====== DATA LINES ======
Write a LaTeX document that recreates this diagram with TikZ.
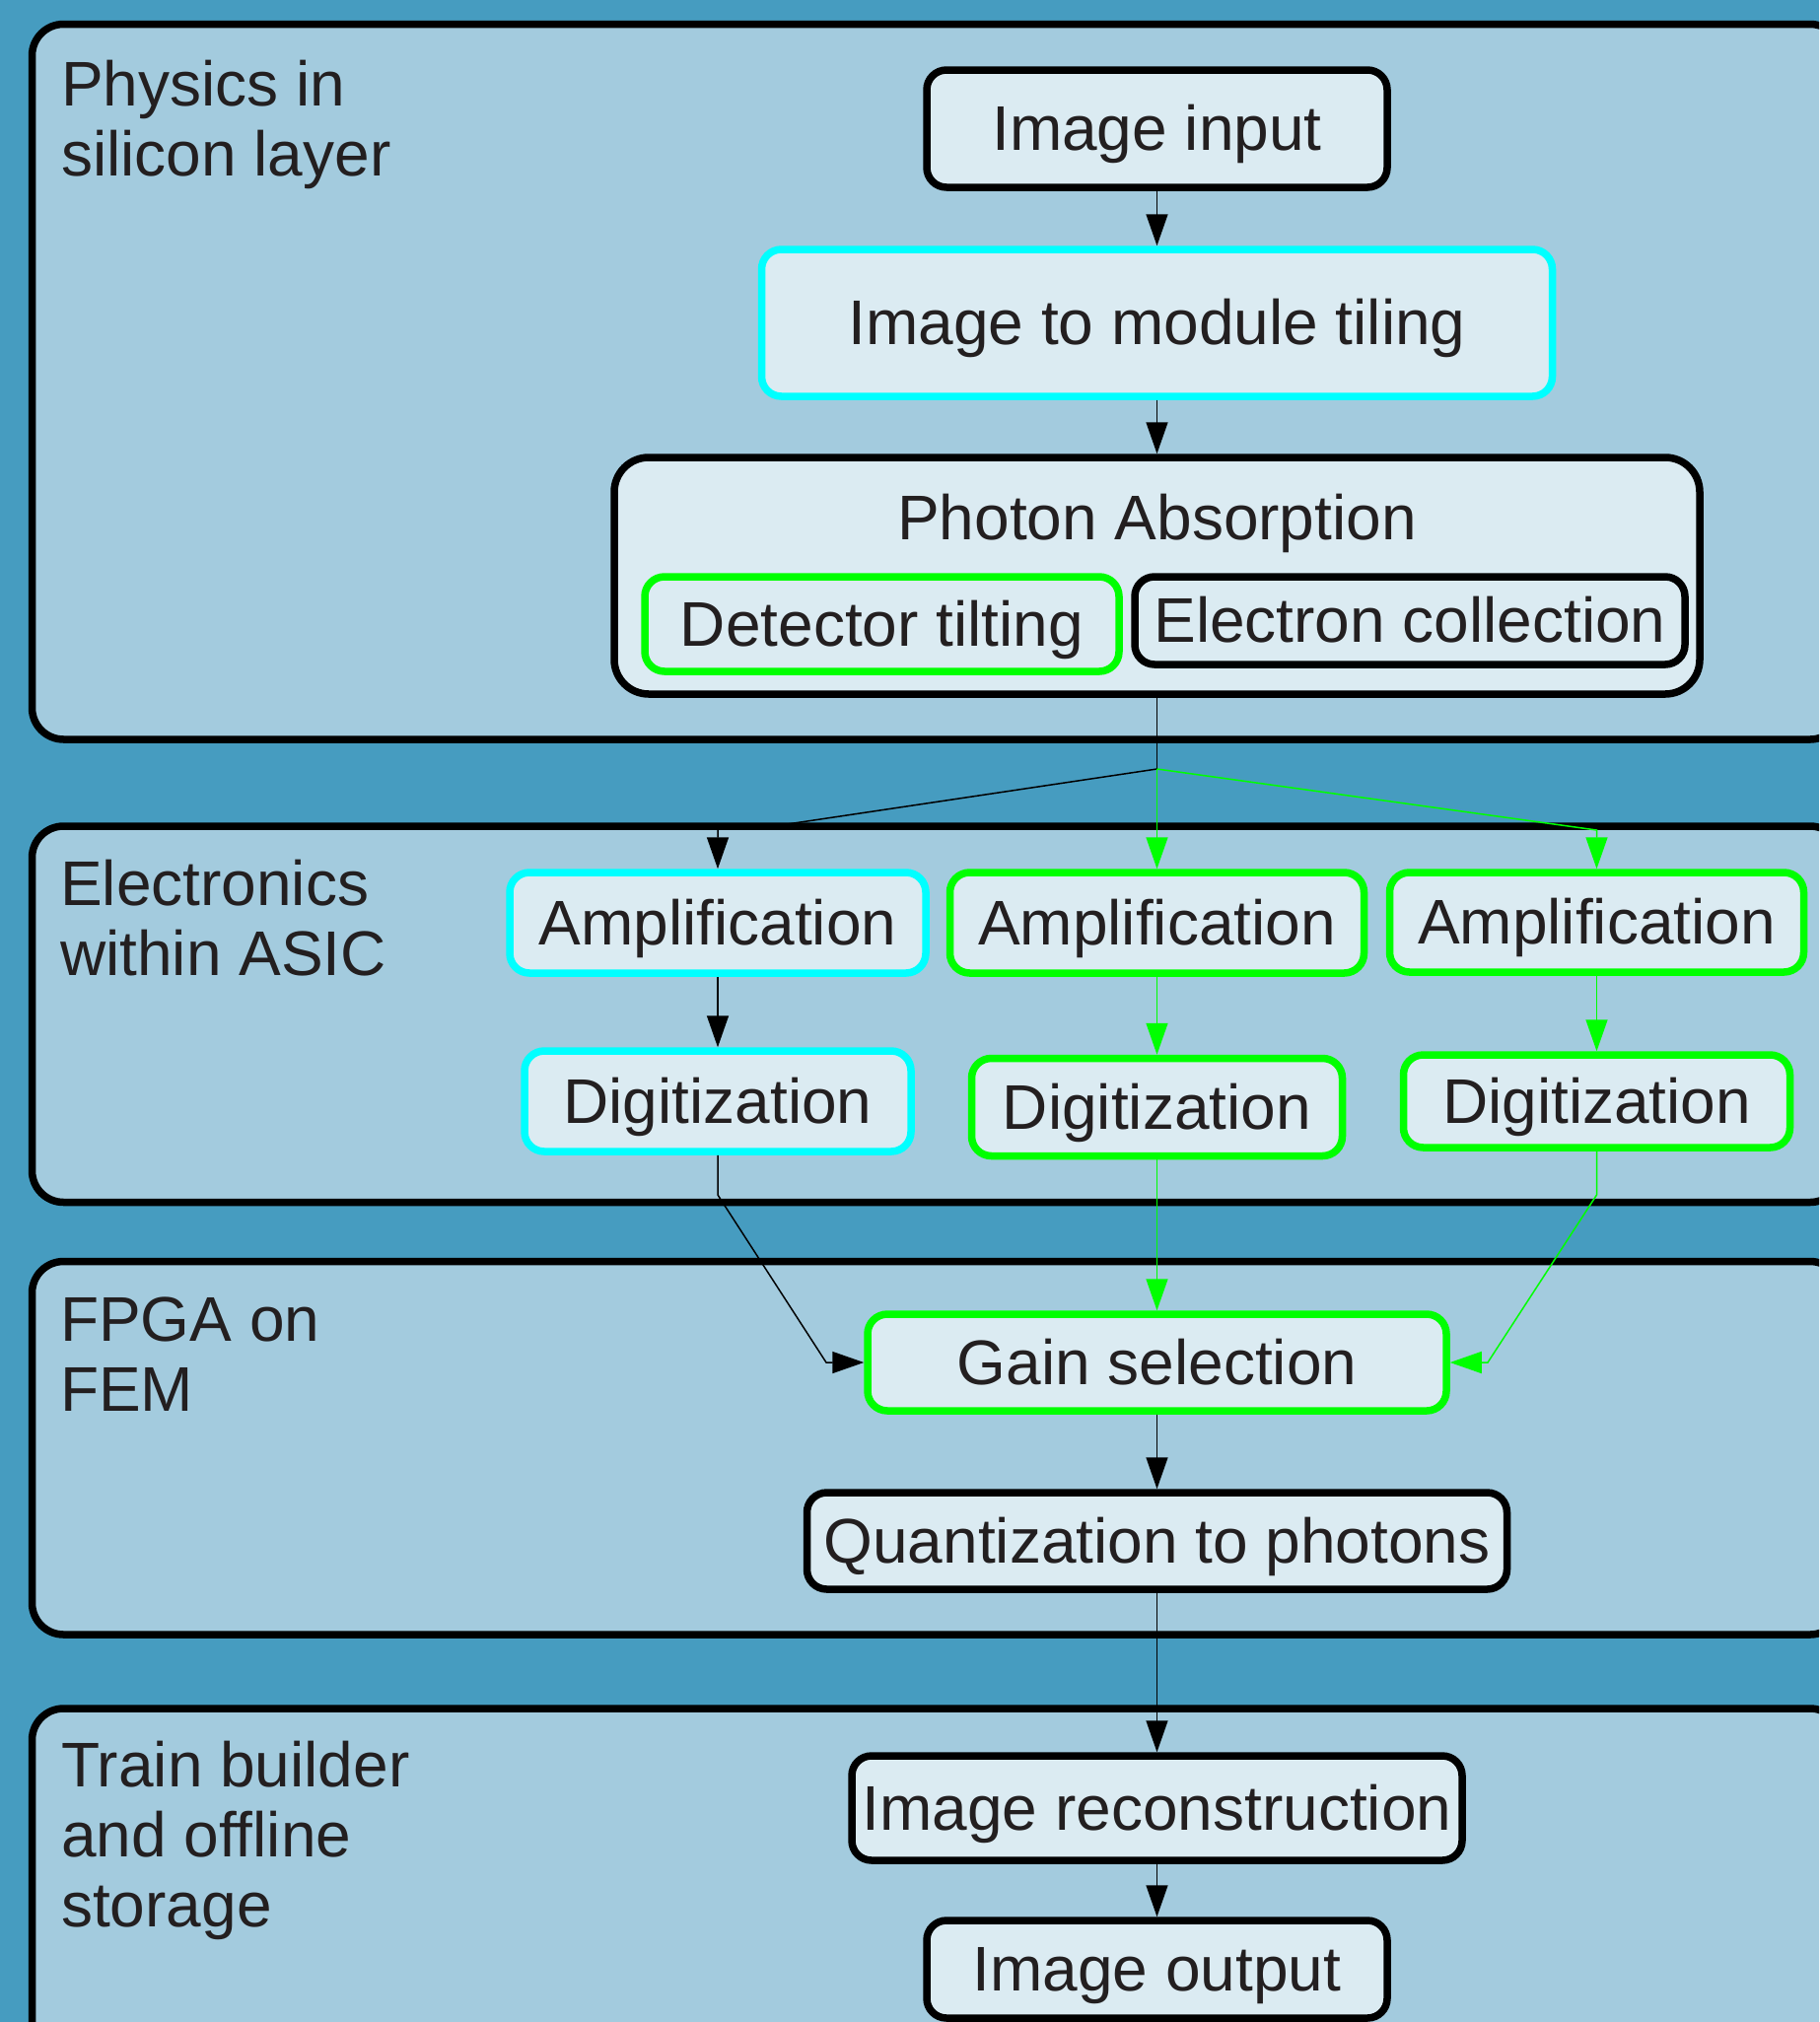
\documentclass[tikz,border=0pt]{standalone}
\usepackage{fontspec}
\setmainfont{Liberation Sans}
\usetikzlibrary{arrows.meta}

\definecolor{bgblue}{RGB}{70,156,192}
\definecolor{panelblue}{RGB}{163,203,222}
\definecolor{boxfill}{RGB}{219,235,242}
\definecolor{ink}{RGB}{35,31,32}
\definecolor{cyanline}{RGB}{0,255,255}
\definecolor{greenline}{RGB}{0,255,0}

\newcommand\bigfont{\fontsize{64}{71}\selectfont}

\tikzset{
  panel/.style={draw=black, line width=7.5pt, fill=panelblue, rounded corners=32pt},
  box/.style={draw=black, line width=7.5pt, fill=boxfill, rounded corners=20pt,
    inner sep=0pt, text=ink, font=\bigfont, text height=57.5pt, text depth=13.5pt},
  cbox/.style={box, draw=cyanline},
  gbox/.style={box, draw=greenline},
  paneltitle/.style={anchor=base west, inner sep=0pt, text=ink, font=\bigfont},
  flow/.style={line width=1.5pt, -{Triangle[length=32pt,width=22pt]}},
  gflow/.style={flow, greenline},
  link/.style={line width=1.5pt},
}

\begin{document}
\begin{tikzpicture}[x=1pt, y=-1pt]
  \useasboundingbox (0,0) rectangle (1845,2051);
  \clip (0,0) rectangle (1845,2051);
  \fill[bgblue] (0,0) rectangle (1845,2051);

  % stage panels
  \draw[panel] (32.5,24.5) rectangle (1868,750);
  \draw[panel] (32.5,838) rectangle (1868,1219.5);
  \draw[panel] (32.5,1279.5) rectangle (1868,1658);
  \draw[panel] (32.5,1733) rectangle (1868,2120);

  \node[paneltitle] (t1) at (62,107) {\parbox[t]{600pt}{\raggedright Physics in\\silicon layer}};
  \node[paneltitle] (t2) at (61,918) {\parbox[t]{600pt}{\raggedright Electronics\\within ASIC}};
  \node[paneltitle] (t3) at (61,1360) {\parbox[t]{600pt}{\raggedright FPGA on\\FEM}};
  \node[paneltitle] (t4) at (62,1812) {\parbox[t]{600pt}{\raggedright Train builder\\and offline\\storage}};

  % processing steps
  \node[box, minimum width=467pt, minimum height=119pt] (in) at (1173.5,130.5) {Image input};
  \node[cbox, minimum width=802pt, minimum height=149pt] (tile) at (1173.5,327.5) {Image to module tiling};
  \node[box, rounded corners=35pt, minimum width=1101pt, minimum height=240pt] (ph) at (1173.5,584) {};
  \node[anchor=base, inner sep=0pt, text=ink, font=\bigfont] (phT) at (1173.5,547) {Photon Absorption};
  \node[gbox, minimum width=481pt, minimum height=96pt] (tilt) at (894.5,633) {Detector tilting};
  \node[box, minimum width=558pt, minimum height=89pt] (elec) at (1430,629.5) {Electron collection};

  \node[cbox, minimum width=422pt, minimum height=102pt] (amp1) at (728,936) {Amplification};
  \node[gbox, minimum width=420pt, minimum height=102pt] (amp2) at (1173.5,936) {Amplification};
  \node[gbox, minimum width=420pt, minimum height=101pt] (amp3) at (1619.5,935.5) {Amplification};

  \node[cbox, minimum width=392pt, minimum height=102pt] (dig1) at (728,1117) {Digitization};
  \node[gbox, minimum width=376pt, minimum height=99pt] (dig2) at (1173.5,1123) {Digitization};
  \node[gbox, minimum width=392pt, minimum height=94pt] (dig3) at (1619.5,1117) {Digitization};

  \node[gbox, minimum width=587pt, minimum height=98pt] (gain) at (1173.5,1382) {Gain selection};
  \node[box, minimum width=710pt, minimum height=98pt] (quant) at (1173.5,1563) {Quantization to photons};
  \node[box, minimum width=619pt, minimum height=106pt] (recon) at (1173.5,1834) {Image reconstruction};
  \node[box, minimum width=467pt, minimum height=99pt] (out) at (1173.5,1997.5) {Image output};

  % connectors
  \coordinate (split) at (1173.5,780);
  \draw[flow] (in.south) -- (tile.north);
  \draw[flow] (tile.south) -- (ph.north);
  \draw[link] (ph.south) -- (split);
  \draw[flow] (split) -- (785,838) -| (amp1.north);
  \draw[gflow] (split) -- (amp2.north);
  \draw[gflow] (split) -- (1619.5,842) -- (amp3.north);

  \draw[flow] (amp1.south) -- (dig1.north);
  \draw[gflow] (amp2.south) -- (dig2.north);
  \draw[gflow] (amp3.south) -- (dig3.north);

  \draw[flow] (dig1.south) -- (728,1212) -- (838,1382) -- (gain.west);
  \draw[gflow] (dig2.south) -- (gain.north);
  \draw[gflow] (dig3.south) -- (1619.5,1212) -- (1509,1382) -- (gain.east);

  \draw[flow] (gain.south) -- (quant.north);
  \draw[flow] (quant.south) -- (recon.north);
  \draw[flow] (recon.south) -- (out.north);
\end{tikzpicture}
\end{document}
======
GOAL: Leave out the pictures and repeat exactly the lines from the start of the material through the line that contains "(t4) at (62,1812)", both included.

SOLUTION FOR THIS TASK:
Write a LaTeX document that recreates this diagram with TikZ.
\documentclass[tikz,border=0pt]{standalone}
\usepackage{fontspec}
\setmainfont{Liberation Sans}
\usetikzlibrary{arrows.meta}

\definecolor{bgblue}{RGB}{70,156,192}
\definecolor{panelblue}{RGB}{163,203,222}
\definecolor{boxfill}{RGB}{219,235,242}
\definecolor{ink}{RGB}{35,31,32}
\definecolor{cyanline}{RGB}{0,255,255}
\definecolor{greenline}{RGB}{0,255,0}

\newcommand\bigfont{\fontsize{64}{71}\selectfont}

\tikzset{
  panel/.style={draw=black, line width=7.5pt, fill=panelblue, rounded corners=32pt},
  box/.style={draw=black, line width=7.5pt, fill=boxfill, rounded corners=20pt,
    inner sep=0pt, text=ink, font=\bigfont, text height=57.5pt, text depth=13.5pt},
  cbox/.style={box, draw=cyanline},
  gbox/.style={box, draw=greenline},
  paneltitle/.style={anchor=base west, inner sep=0pt, text=ink, font=\bigfont},
  flow/.style={line width=1.5pt, -{Triangle[length=32pt,width=22pt]}},
  gflow/.style={flow, greenline},
  link/.style={line width=1.5pt},
}

\begin{document}
\begin{tikzpicture}[x=1pt, y=-1pt]
  \useasboundingbox (0,0) rectangle (1845,2051);
  \clip (0,0) rectangle (1845,2051);
  \fill[bgblue] (0,0) rectangle (1845,2051);

  % stage panels
  \draw[panel] (32.5,24.5) rectangle (1868,750);
  \draw[panel] (32.5,838) rectangle (1868,1219.5);
  \draw[panel] (32.5,1279.5) rectangle (1868,1658);
  \draw[panel] (32.5,1733) rectangle (1868,2120);

  \node[paneltitle] (t1) at (62,107) {\parbox[t]{600pt}{\raggedright Physics in\\silicon layer}};
  \node[paneltitle] (t2) at (61,918) {\parbox[t]{600pt}{\raggedright Electronics\\within ASIC}};
  \node[paneltitle] (t3) at (61,1360) {\parbox[t]{600pt}{\raggedright FPGA on\\FEM}};
  \node[paneltitle] (t4) at (62,1812) {\parbox[t]{600pt}{\raggedright Train builder\\and offline\\storage}};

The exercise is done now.